Thomas Rasch: Auf jeden Fall. Unsere Kollegen des Sozial- und Integrationsmanagements sind zutiefst enttäuscht über die Entscheidung der Stadtverwaltung. Sie empfinden allein die Begründung einiger städtischer Verantwortlicher für das gewählte Ausschreibungsverfahren als Ohrfeige! Man glaubt im Rathaus offenbar, man könne die städtische Steuerung durch verbindliche Vertragssetzung verbessern und negiert dabei vollständig die in vielen Jahren aufgebaute vertrauliche Zusammenarbeit aller Beteiligten, einschließlich unserer Vermittlerfunktion zu den ehrenamtlichen Helfern.

Was haben Sie denn über die reine Vertragserfüllung hinaus geleistet?

Rasch: Zum Wohl der Hilfesuchenden haben alle Mitarbeiter immer von sich aus Sorge getragen, dass die Arbeit im Einvernehmen mit der damaligen Dezernentin sowie dem vormaligen Sozialamtsleiter geleistet wurde. Außerdem haben auch die Caritas-Mitarbeiter in der Flüchtlings-Krise 2014/15 keinen Dienst nach Vorschrift gemacht, sondern haben sich über die Maßen eingesetzt. Nur mit dieser Grundhaltung waren auch die alljährlich erzielten hervorragenden Ergebnisse zu vollbringen. Das war meines Erachtens stets weit mehr als gefordert.

Was geschieht jetzt mit Ihren Mitarbeitern?

Rasch: Eine Kollegin hat von sich aus gekündigt – übrigens ausdrücklich mit der Begründung, sie werde nicht zusehen, wie ihre Erfolge ausgerechnet von European Homecare zerstört werden. Fünf weitere sollen und wollen einvernehmlich an anderen Orten im Kreis Mettmann eingesetzt werden. Sie profitieren vom derzeit massiv angestrengten Arbeitsmarkt, der kaum noch freie qualifizierte Mitarbeiter hervorbringt. Entsprechend gibt es auch unbesetzte Arbeitsplätze bei der Caritas. Wir müssen also keine sozialarbeiterischen Fachkräfte entlassen, zerschlagen jedoch ein besonders gut kooperierendes Team und sehen aktuell keine Stellung für unsere sehr zuverlässige Verwaltungskraft aus diesem Bereich.

In der Sondersitzung des Sozial-und Integrationsausschusses war der Ratssaal fast überfüllt, vor allem wegen der erschienenen ehrenamtlichen Mitarbeiter der Flüchtlingsbetreuung. Was geschieht jetzt mit ihnen?

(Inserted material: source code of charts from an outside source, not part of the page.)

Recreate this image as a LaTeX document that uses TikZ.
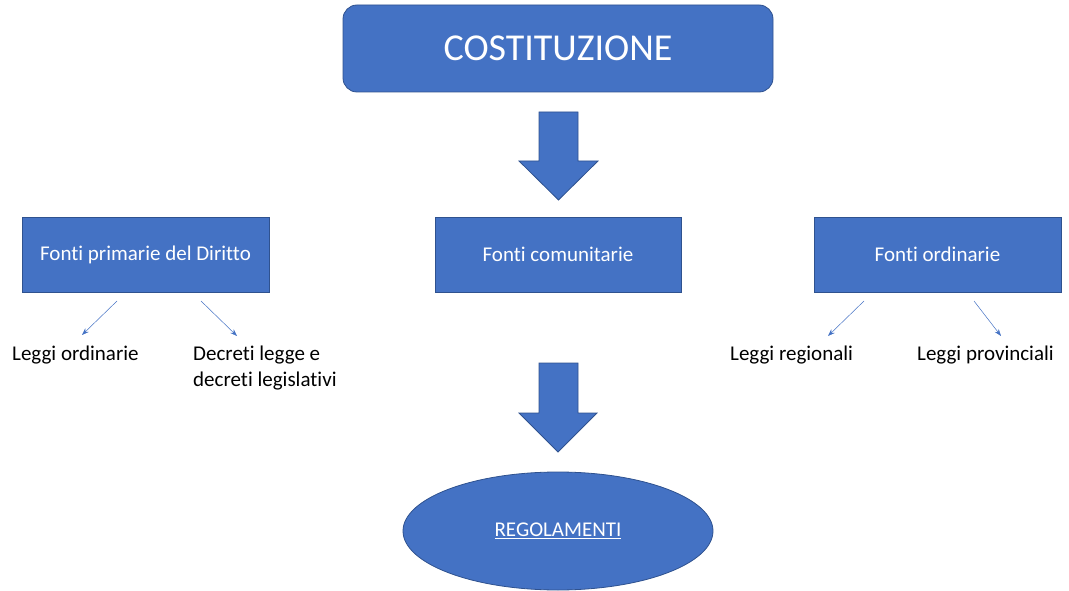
\documentclass[tikz,border=0pt]{standalone}
\usepackage{fontspec}
\setmainfont{Carlito}[Ligatures=NoCommon]
\usetikzlibrary{arrows.meta,shapes.geometric}
\definecolor{offblue}{HTML}{4472C4}
\definecolor{offedge}{HTML}{2F528F}
\tikzset{
  bluebox/.style={draw=offedge, fill=offblue, line width=0.8pt, text=white, inner sep=0pt, font=\fontsize{21}{26}\selectfont},
  plain/.style={inner sep=0pt, text=black, font=\fontsize{21}{26.5}\selectfont, anchor=base west},
  blockarrow/.style={draw=offedge, fill=offblue, line width=0.8pt},
  thinarrow/.style={draw=offblue, line width=0.5pt, -{Stealth[length=7pt,width=5pt]}}
}
\begin{document}
\begin{tikzpicture}[x=1pt,y=-1pt]
\useasboundingbox (0,0) rectangle (1069,591);
% boxes
\node[bluebox, rounded corners=14pt, minimum width=430pt, minimum height=87pt, font=\fontsize{38}{44}\selectfont] (cost) at (558,48.5) {COSTITUZIONE};
\node[bluebox, minimum width=247pt, minimum height=75pt] (prim) at (145.5,254.5) {Fonti primarie del Diritto};
\node[bluebox, minimum width=246pt, minimum height=75pt] (com) at (558,254.5) {Fonti comunitarie};
\node[bluebox, minimum width=247pt, minimum height=75pt] (ord) at (937.5,254.5) {Fonti ordinarie};
\node[bluebox, ellipse, minimum width=310pt, minimum height=118pt] (reg) at (558,531) {\underline{REGOLAMENTI}};
% texts
\node[plain] (lo) at (12,360) {Leggi ordinarie};
\node[plain] (dl) at (193,360) {\begin{tabular}[t]{@{}l@{}}Decreti legge e\\decreti legislativi\end{tabular}};
\node[plain] (lr) at (730,360) {Leggi regionali};
\node[plain] (lp) at (917,360) {Leggi provinciali};
% block arrows
\draw[blockarrow] (539,112) -- (578,112) -- (578,161) -- (598,161) -- (558.5,200) -- (519,161) -- (539,161) -- cycle;
\draw[blockarrow] (539,363) -- (578,363) -- (578,413) -- (597,413) -- (558,452) -- (519,413) -- (539,413) -- cycle;
% thin arrows
\coordinate (a1s) at (117,301); \coordinate (a1e) at (82,335);
\coordinate (a2s) at (201,301); \coordinate (a2e) at (237,336);
\coordinate (a3s) at (864,301); \coordinate (a3e) at (828,336);
\coordinate (a4s) at (974,301); \coordinate (a4e) at (1001,336);
\draw[thinarrow] (a1s) -- (a1e);
\draw[thinarrow] (a2s) -- (a2e);
\draw[thinarrow] (a3s) -- (a3e);
\draw[thinarrow] (a4s) -- (a4e);
\end{tikzpicture}
\end{document}
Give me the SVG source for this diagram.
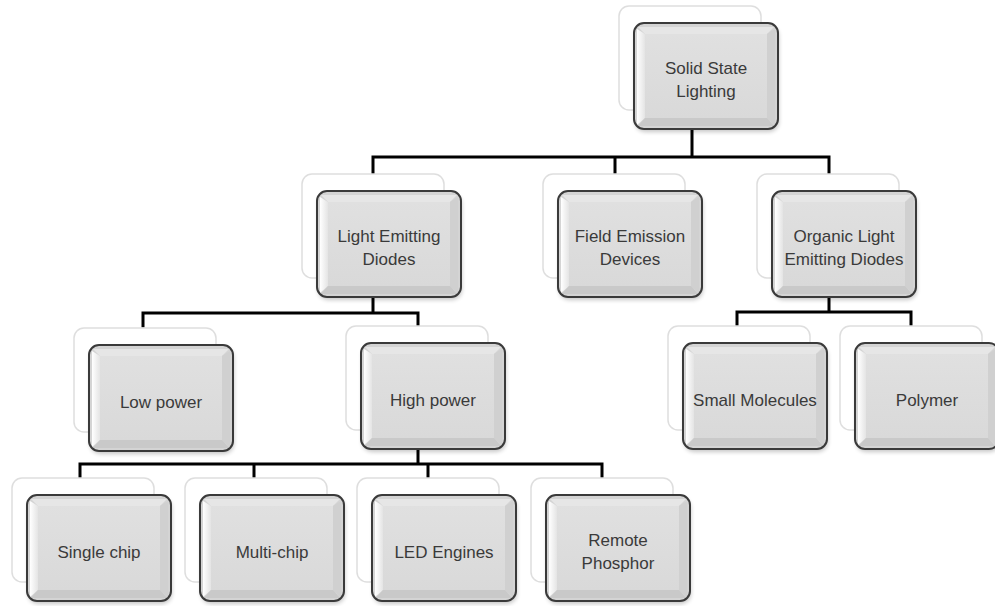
<svg xmlns="http://www.w3.org/2000/svg" xmlns:xlink="http://www.w3.org/1999/xlink" width="995" height="606" viewBox="0 0 995 606">
  <style>
    .lbl { font-family: "Liberation Sans", Arial, sans-serif; font-size: 17px; fill: #3a3a3a; text-anchor: middle; }
    .wire { fill: none; stroke: #000; stroke-width: 3; stroke-linejoin: miter; stroke-linecap: square; }
  </style>
  <defs>
    <filter id="soft" x="-20%" y="-20%" width="140%" height="140%">
      <feGaussianBlur stdDeviation="2"/>
    </filter>
    <linearGradient id="leftEdge" x1="0" y1="0" x2="1" y2="0">
      <stop offset="0" stop-color="#ffffff"/>
      <stop offset="1" stop-color="#e4e4e4"/>
    </linearGradient>
    <linearGradient id="face" x1="0" y1="0" x2="0" y2="1">
      <stop offset="0" stop-color="#e0e0e0"/>
      <stop offset="1" stop-color="#d9d9d9"/>
    </linearGradient>
    <!-- one bevelled card with its pale backing card; origin = top-left of the front card -->
    <g id="card">
      <rect x="-15" y="-17" width="142" height="104" rx="10" fill="#ffffff" stroke="#dedede" stroke-width="1.5"/>
      <rect x="1" y="3" width="144" height="106" rx="10" fill="#000" opacity="0.22" filter="url(#soft)"/>
      <rect x="0" y="0" width="144" height="106" rx="10" fill="#d4d4d4"/>
      <!-- bevel strips -->
      <path d="M4,4 L140,4 L133,11 L11,11 Z" fill="#e6e6e6"/>
      <path d="M3,6 L11,11 L11,95 L3,102 Z" fill="url(#leftEdge)"/>
      <path d="M141,6 L133,11 L133,95 L141,102 Z" fill="#d0d0d0"/>
      <path d="M4,103 L11,95 L133,95 L140,103 Z" fill="#c9c9c9"/>
      <rect x="11" y="11" width="122" height="84" fill="url(#face)"/>
      <rect x="0" y="0" width="144" height="106" rx="10" fill="none" stroke="#3a3a3a" stroke-width="2"/>
    </g>
  </defs>

  <!-- tree connectors -->
  <g id="connectors" class="wire">
    <path d="M692,128 V157 M373,174 V157 H829 V174 M615,157 V174"/>
    <path d="M373,297 V313 M143,326 V313 H418 V326"/>
    <path d="M829,297 V312 M737,326 V312 H911 V326"/>
    <path d="M418,450 V464 M80,479 V464 H602 V479 M254,464 V479 M428,464 V479"/>
  </g>

  <g id="solid-state-lighting" transform="translate(634,23)">
    <use xlink:href="#card"/>
    <text class="lbl" x="72" y="51">Solid State</text>
    <text class="lbl" x="72" y="74">Lighting</text>
  </g>

  <g id="light-emitting-diodes" transform="translate(317,191)">
    <use xlink:href="#card"/>
    <text class="lbl" x="72" y="51">Light Emitting</text>
    <text class="lbl" x="72" y="74">Diodes</text>
  </g>

  <g id="field-emission-devices" transform="translate(558,191)">
    <use xlink:href="#card"/>
    <text class="lbl" x="72" y="51">Field Emission</text>
    <text class="lbl" x="72" y="74">Devices</text>
  </g>

  <g id="organic-led" transform="translate(772,191)">
    <use xlink:href="#card"/>
    <text class="lbl" x="72" y="51">Organic Light</text>
    <text class="lbl" x="72" y="74">Emitting Diodes</text>
  </g>

  <g id="low-power" transform="translate(89,345)">
    <use xlink:href="#card"/>
    <text class="lbl" x="72" y="63">Low power</text>
  </g>

  <g id="high-power" transform="translate(361,343)">
    <use xlink:href="#card"/>
    <text class="lbl" x="72" y="63">High power</text>
  </g>

  <g id="small-molecules" transform="translate(683,343)">
    <use xlink:href="#card"/>
    <text class="lbl" x="72" y="63">Small Molecules</text>
  </g>

  <g id="polymer" transform="translate(855,343)">
    <use xlink:href="#card"/>
    <text class="lbl" x="72" y="63">Polymer</text>
  </g>

  <g id="single-chip" transform="translate(27,495)">
    <use xlink:href="#card"/>
    <text class="lbl" x="72" y="63">Single chip</text>
  </g>

  <g id="multi-chip" transform="translate(200,495)">
    <use xlink:href="#card"/>
    <text class="lbl" x="72" y="63">Multi-chip</text>
  </g>

  <g id="led-engines" transform="translate(372,495)">
    <use xlink:href="#card"/>
    <text class="lbl" x="72" y="63">LED Engines</text>
  </g>

  <g id="remote-phosphor" transform="translate(546,495)">
    <use xlink:href="#card"/>
    <text class="lbl" x="72" y="51">Remote</text>
    <text class="lbl" x="72" y="74">Phosphor</text>
  </g>
</svg>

Rasch: Auch „unsere“ Ehrenamtlichen werden damit klar kommen müssen, dass die Koordination ihrer Einsätze andernorts geführt werden wird, sofern sie das möchten. Als kirchlicher Dienstgeber werden wir in geringem Umfang weiterhin die Zusammenarbeit insbesondere mit der Pfarrgemeinde Sankt Chrysanthus und Daria und deren Flüchtlingshelfernetzwerk pflegen. Über Mittel des Erzbistums aus der „Aktion neue Nachbarn“wird dies möglich sein. Zudem wird bislang die vom Caritasverband betriebene Lern- und Spielstube weiter betrieben. Die vom Kreis und vom Land finanzierte Fachberatungsstelle für von Wohnungslosigkeit bedrohte Mitbürger bleibt auch für Haan zuständig und wird ab Januar kommenden Jahres stundenweise in der Breidenhofer Straße besetzt.

Soweit die gute Nachricht, und die schlechte?

Rasch: Nur ein Beispiel: Haan hat auch immer von der Kooperation innerhalb des Gesamtteams Fachdienst Integration und Migration und dem gesamten Caritasverband profitiert. Da geht es um diverse Aktivitäten von „Vielfalt.vielwert“ beim Haaner Sommer, während des Weihnachtsmarkts oder der Veranstaltung „Internationaler Garten“ und vieles mehr. Hinzu kommt die Fortbildung und ehrenamtliche Förderung von Flüchtlingen im Projekt „Chance Plus“.

All das fällt künftig weg?

Rasch: Nicht nur das: Die Stadt hat die Büchse der Pandora geöffnet – wir werden erst in einigen Monaten wissen, wie enorm der Schaden tatsächlich ausfällt.